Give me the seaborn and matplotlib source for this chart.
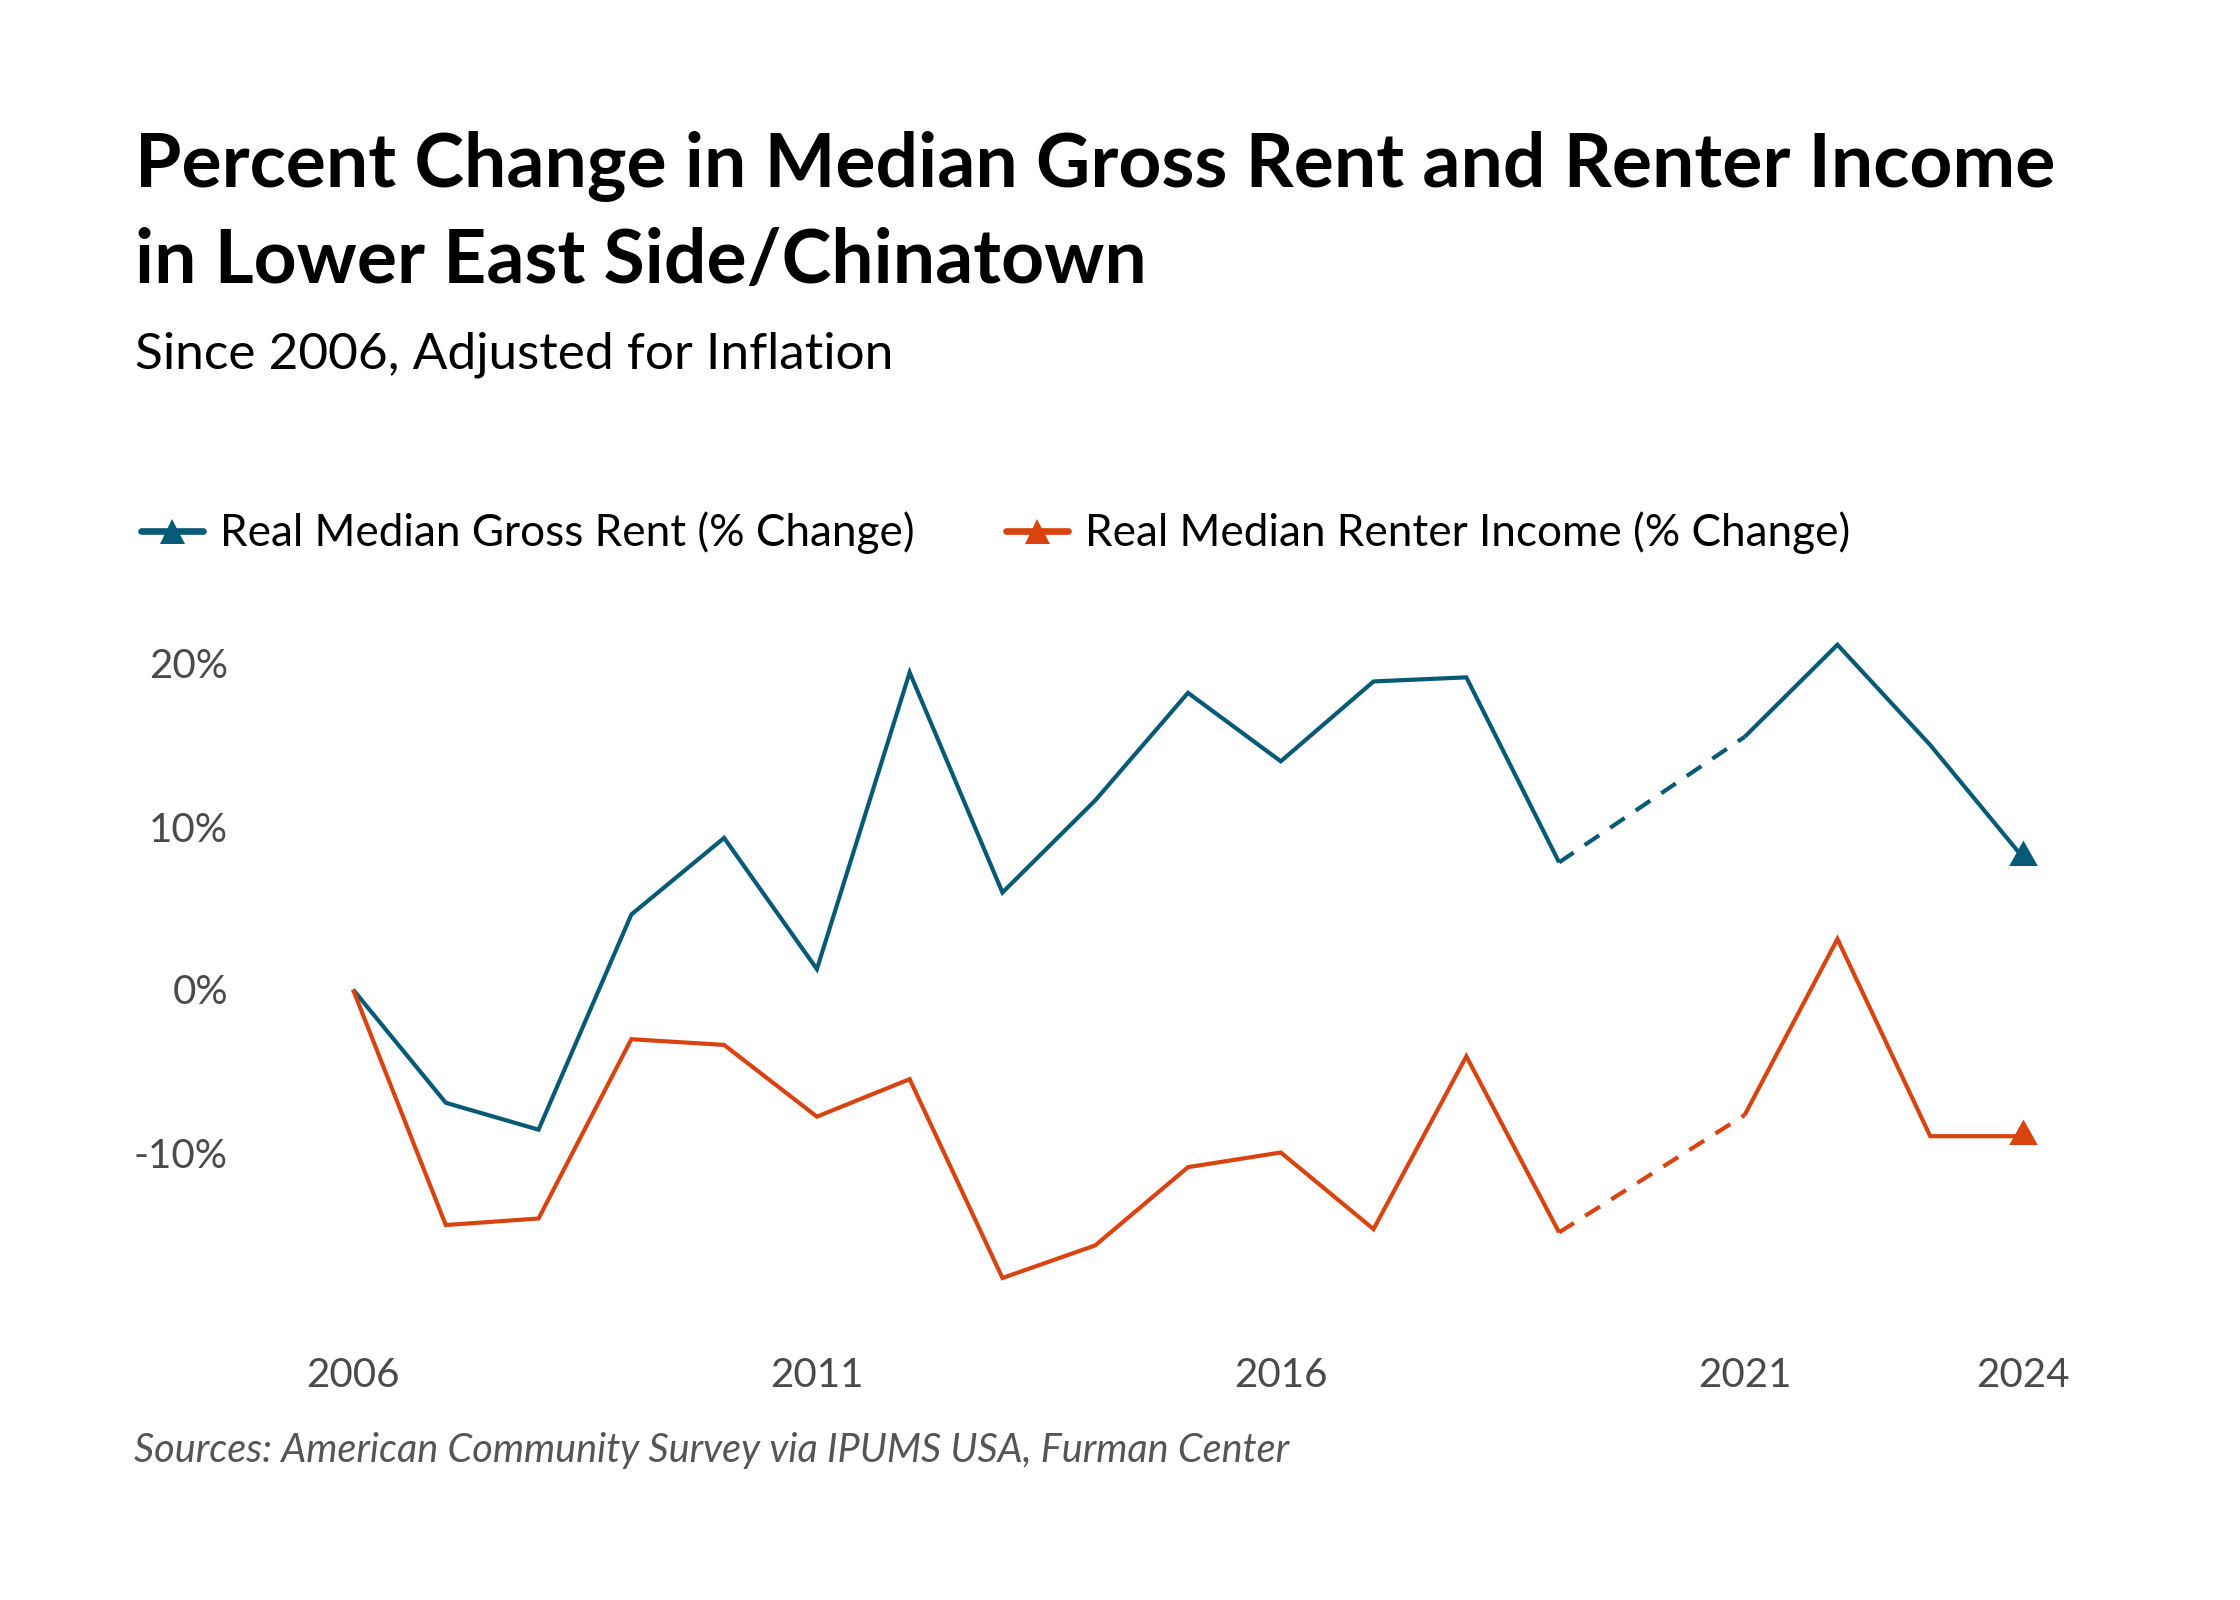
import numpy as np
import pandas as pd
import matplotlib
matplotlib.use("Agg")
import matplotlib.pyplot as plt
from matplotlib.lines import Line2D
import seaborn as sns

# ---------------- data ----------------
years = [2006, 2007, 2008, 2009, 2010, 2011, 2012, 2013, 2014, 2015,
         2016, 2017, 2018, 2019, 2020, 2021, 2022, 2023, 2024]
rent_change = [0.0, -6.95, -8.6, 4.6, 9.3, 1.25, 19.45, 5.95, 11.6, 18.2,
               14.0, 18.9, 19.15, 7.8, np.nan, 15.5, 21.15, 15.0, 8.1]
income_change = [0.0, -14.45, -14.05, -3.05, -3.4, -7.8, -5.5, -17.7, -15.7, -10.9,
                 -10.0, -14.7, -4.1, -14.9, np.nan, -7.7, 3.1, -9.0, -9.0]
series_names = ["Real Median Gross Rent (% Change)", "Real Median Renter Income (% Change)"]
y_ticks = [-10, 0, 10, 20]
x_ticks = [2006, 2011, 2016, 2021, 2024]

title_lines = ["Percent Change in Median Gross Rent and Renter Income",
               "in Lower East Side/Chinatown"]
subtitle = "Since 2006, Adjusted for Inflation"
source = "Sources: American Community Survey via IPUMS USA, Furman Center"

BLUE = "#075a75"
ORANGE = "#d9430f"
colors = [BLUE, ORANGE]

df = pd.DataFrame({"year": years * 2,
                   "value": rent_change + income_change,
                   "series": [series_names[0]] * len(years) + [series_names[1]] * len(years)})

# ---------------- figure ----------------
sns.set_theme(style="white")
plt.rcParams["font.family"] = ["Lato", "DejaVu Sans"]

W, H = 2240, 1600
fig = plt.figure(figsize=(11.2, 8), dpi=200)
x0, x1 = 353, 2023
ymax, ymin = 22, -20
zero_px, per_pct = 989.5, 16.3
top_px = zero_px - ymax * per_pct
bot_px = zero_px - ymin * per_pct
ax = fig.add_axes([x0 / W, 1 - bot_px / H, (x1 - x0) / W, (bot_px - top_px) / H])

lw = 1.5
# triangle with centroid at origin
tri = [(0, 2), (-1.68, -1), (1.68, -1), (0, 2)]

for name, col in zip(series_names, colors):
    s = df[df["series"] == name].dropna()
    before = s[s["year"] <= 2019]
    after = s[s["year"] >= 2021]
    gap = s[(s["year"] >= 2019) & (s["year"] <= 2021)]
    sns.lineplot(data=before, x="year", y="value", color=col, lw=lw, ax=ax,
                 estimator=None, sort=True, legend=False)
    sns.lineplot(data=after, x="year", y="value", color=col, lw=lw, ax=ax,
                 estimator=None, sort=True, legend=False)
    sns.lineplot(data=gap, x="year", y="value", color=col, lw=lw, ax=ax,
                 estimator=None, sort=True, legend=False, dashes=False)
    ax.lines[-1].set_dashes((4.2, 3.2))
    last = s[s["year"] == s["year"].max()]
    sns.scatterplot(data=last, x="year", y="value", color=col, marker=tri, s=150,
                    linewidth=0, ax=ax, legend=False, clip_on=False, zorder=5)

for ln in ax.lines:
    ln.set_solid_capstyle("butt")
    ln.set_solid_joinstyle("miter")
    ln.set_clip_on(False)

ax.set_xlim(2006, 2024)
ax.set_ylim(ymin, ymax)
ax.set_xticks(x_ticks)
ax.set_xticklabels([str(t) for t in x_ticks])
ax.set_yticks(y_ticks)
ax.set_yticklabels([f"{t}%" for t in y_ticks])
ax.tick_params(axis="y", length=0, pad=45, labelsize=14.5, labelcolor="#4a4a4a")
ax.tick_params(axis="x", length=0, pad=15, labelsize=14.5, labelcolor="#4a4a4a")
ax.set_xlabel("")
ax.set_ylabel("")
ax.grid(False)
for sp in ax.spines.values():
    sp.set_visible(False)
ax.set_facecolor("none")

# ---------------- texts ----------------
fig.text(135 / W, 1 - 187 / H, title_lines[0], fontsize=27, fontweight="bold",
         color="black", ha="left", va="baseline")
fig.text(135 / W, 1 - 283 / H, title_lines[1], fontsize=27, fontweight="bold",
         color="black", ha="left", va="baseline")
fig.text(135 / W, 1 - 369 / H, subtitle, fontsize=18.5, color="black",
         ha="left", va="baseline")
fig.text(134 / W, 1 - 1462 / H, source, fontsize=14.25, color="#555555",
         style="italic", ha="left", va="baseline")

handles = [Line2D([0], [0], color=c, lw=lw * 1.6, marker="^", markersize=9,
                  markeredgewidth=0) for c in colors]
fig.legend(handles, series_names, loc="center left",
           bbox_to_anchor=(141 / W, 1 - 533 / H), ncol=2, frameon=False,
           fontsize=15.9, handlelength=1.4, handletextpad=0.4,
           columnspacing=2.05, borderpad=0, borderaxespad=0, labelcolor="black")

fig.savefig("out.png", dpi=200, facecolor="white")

^^^^^^^^^^^^^^^^

Reproduce each line exactly as it appears, omitting the pictures.

SOLUTION
Give me the seaborn and matplotlib source for this chart.
import numpy as np
import pandas as pd
import matplotlib
matplotlib.use("Agg")
import matplotlib.pyplot as plt
from matplotlib.lines import Line2D
import seaborn as sns

# ---------------- data ----------------
years = [2006, 2007, 2008, 2009, 2010, 2011, 2012, 2013, 2014, 2015,
         2016, 2017, 2018, 2019, 2020, 2021, 2022, 2023, 2024]
rent_change = [0.0, -6.95, -8.6, 4.6, 9.3, 1.25, 19.45, 5.95, 11.6, 18.2,
               14.0, 18.9, 19.15, 7.8, np.nan, 15.5, 21.15, 15.0, 8.1]
income_change = [0.0, -14.45, -14.05, -3.05, -3.4, -7.8, -5.5, -17.7, -15.7, -10.9,
                 -10.0, -14.7, -4.1, -14.9, np.nan, -7.7, 3.1, -9.0, -9.0]
series_names = ["Real Median Gross Rent (% Change)", "Real Median Renter Income (% Change)"]
y_ticks = [-10, 0, 10, 20]
x_ticks = [2006, 2011, 2016, 2021, 2024]

title_lines = ["Percent Change in Median Gross Rent and Renter Income",
               "in Lower East Side/Chinatown"]
subtitle = "Since 2006, Adjusted for Inflation"
source = "Sources: American Community Survey via IPUMS USA, Furman Center"

BLUE = "#075a75"
ORANGE = "#d9430f"
colors = [BLUE, ORANGE]

df = pd.DataFrame({"year": years * 2,
                   "value": rent_change + income_change,
                   "series": [series_names[0]] * len(years) + [series_names[1]] * len(years)})

# ---------------- figure ----------------
sns.set_theme(style="white")
plt.rcParams["font.family"] = ["Lato", "DejaVu Sans"]

W, H = 2240, 1600
fig = plt.figure(figsize=(11.2, 8), dpi=200)
x0, x1 = 353, 2023
ymax, ymin = 22, -20
zero_px, per_pct = 989.5, 16.3
top_px = zero_px - ymax * per_pct
bot_px = zero_px - ymin * per_pct
ax = fig.add_axes([x0 / W, 1 - bot_px / H, (x1 - x0) / W, (bot_px - top_px) / H])

lw = 1.5
# triangle with centroid at origin
tri = [(0, 2), (-1.68, -1), (1.68, -1), (0, 2)]

for name, col in zip(series_names, colors):
    s = df[df["series"] == name].dropna()
    before = s[s["year"] <= 2019]
    after = s[s["year"] >= 2021]
    gap = s[(s["year"] >= 2019) & (s["year"] <= 2021)]
    sns.lineplot(data=before, x="year", y="value", color=col, lw=lw, ax=ax,
                 estimator=None, sort=True, legend=False)
    sns.lineplot(data=after, x="year", y="value", color=col, lw=lw, ax=ax,
                 estimator=None, sort=True, legend=False)
    sns.lineplot(data=gap, x="year", y="value", color=col, lw=lw, ax=ax,
                 estimator=None, sort=True, legend=False, dashes=False)
    ax.lines[-1].set_dashes((4.2, 3.2))
    last = s[s["year"] == s["year"].max()]
    sns.scatterplot(data=last, x="year", y="value", color=col, marker=tri, s=150,
                    linewidth=0, ax=ax, legend=False, clip_on=False, zorder=5)

for ln in ax.lines:
    ln.set_solid_capstyle("butt")
    ln.set_solid_joinstyle("miter")
    ln.set_clip_on(False)

ax.set_xlim(2006, 2024)
ax.set_ylim(ymin, ymax)
ax.set_xticks(x_ticks)
ax.set_xticklabels([str(t) for t in x_ticks])
ax.set_yticks(y_ticks)
ax.set_yticklabels([f"{t}%" for t in y_ticks])
ax.tick_params(axis="y", length=0, pad=45, labelsize=14.5, labelcolor="#4a4a4a")
ax.tick_params(axis="x", length=0, pad=15, labelsize=14.5, labelcolor="#4a4a4a")
ax.set_xlabel("")
ax.set_ylabel("")
ax.grid(False)
for sp in ax.spines.values():
    sp.set_visible(False)
ax.set_facecolor("none")

# ---------------- texts ----------------
fig.text(135 / W, 1 - 187 / H, title_lines[0], fontsize=27, fontweight="bold",
         color="black", ha="left", va="baseline")
fig.text(135 / W, 1 - 283 / H, title_lines[1], fontsize=27, fontweight="bold",
         color="black", ha="left", va="baseline")
fig.text(135 / W, 1 - 369 / H, subtitle, fontsize=18.5, color="black",
         ha="left", va="baseline")
fig.text(134 / W, 1 - 1462 / H, source, fontsize=14.25, color="#555555",
         style="italic", ha="left", va="baseline")

handles = [Line2D([0], [0], color=c, lw=lw * 1.6, marker="^", markersize=9,
                  markeredgewidth=0) for c in colors]
fig.legend(handles, series_names, loc="center left",
           bbox_to_anchor=(141 / W, 1 - 533 / H), ncol=2, frameon=False,
           fontsize=15.9, handlelength=1.4, handletextpad=0.4,
           columnspacing=2.05, borderpad=0, borderaxespad=0, labelcolor="black")

fig.savefig("out.png", dpi=200, facecolor="white")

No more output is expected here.